Picasso hoarded his own works and collected masterpieces by others, including Miro. But he also left no will, which resulted in chaotic litigation among his heirs. Miro, on the other hand, had already determined the destiny of his legacy long before he died. He made sure there would be no Miro mausoleum: he commissioned Sert to build the Joan Miro Foundation in Barcelona as a space for exhibitions and performances by living artists. His will bequeathed works to the foundation, but his intention was that they be sold to support the art of the next generation. The foundation also houses the artist's extensive archives—records of the thinking process of an artist who was far more critical of himself than of others. (While working there, I found an astonishing note in Miro's own hand: "Am a colorist, but hopeless at form. I can't tell a curve from a straight line. I only achieve a real sense of form by drawing from the sensation of touching something with my eyes shut.")

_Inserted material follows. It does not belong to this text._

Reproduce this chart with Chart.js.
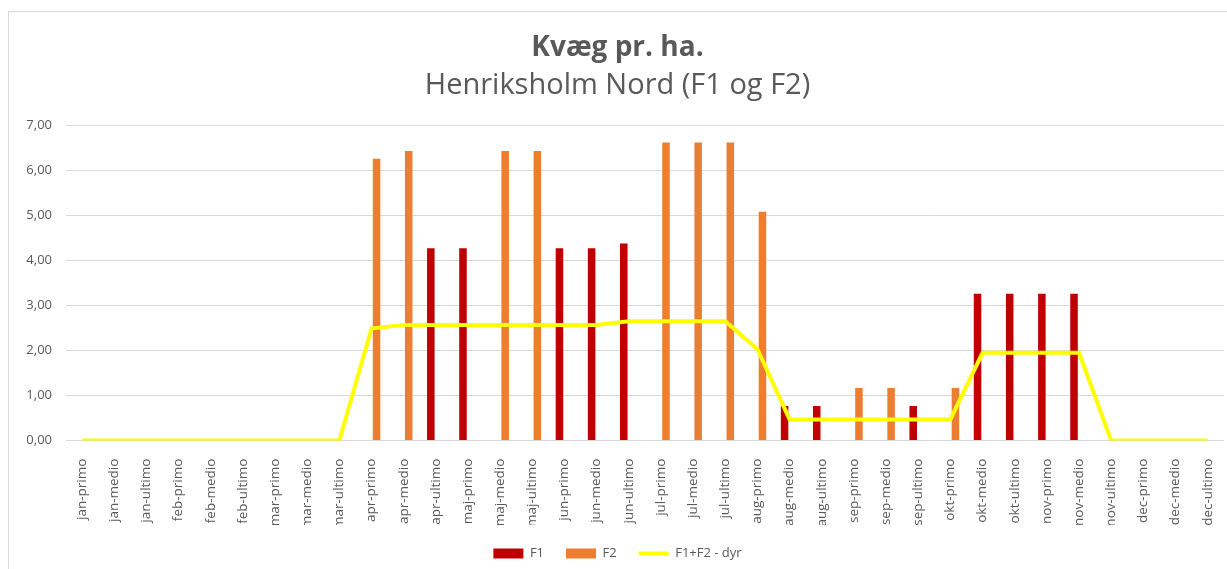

Another newly created foundation, named for Pilar and Joan Miro, will preserve the Majorcan compound—the painting studio, the house, Son Boter— as well as the objects and art left by Miro now belonging to Pilar. The couple's fifty-six-year-old daughter, Dolores (immortalized in a Balthus painting as an animated child with her father), lives nearby, as does David, Miro's oldest grandchild.
Last December, Pilar Miro auctioned off forty-two of her husband's paintings at Sotheby's, Madrid, to raise money for the new foundation. The sale grossed over $4 million. To the surprise of many, all the work stayed in Spain, proof that the great Spanish master was no longer an unrecognized prophet in his own country.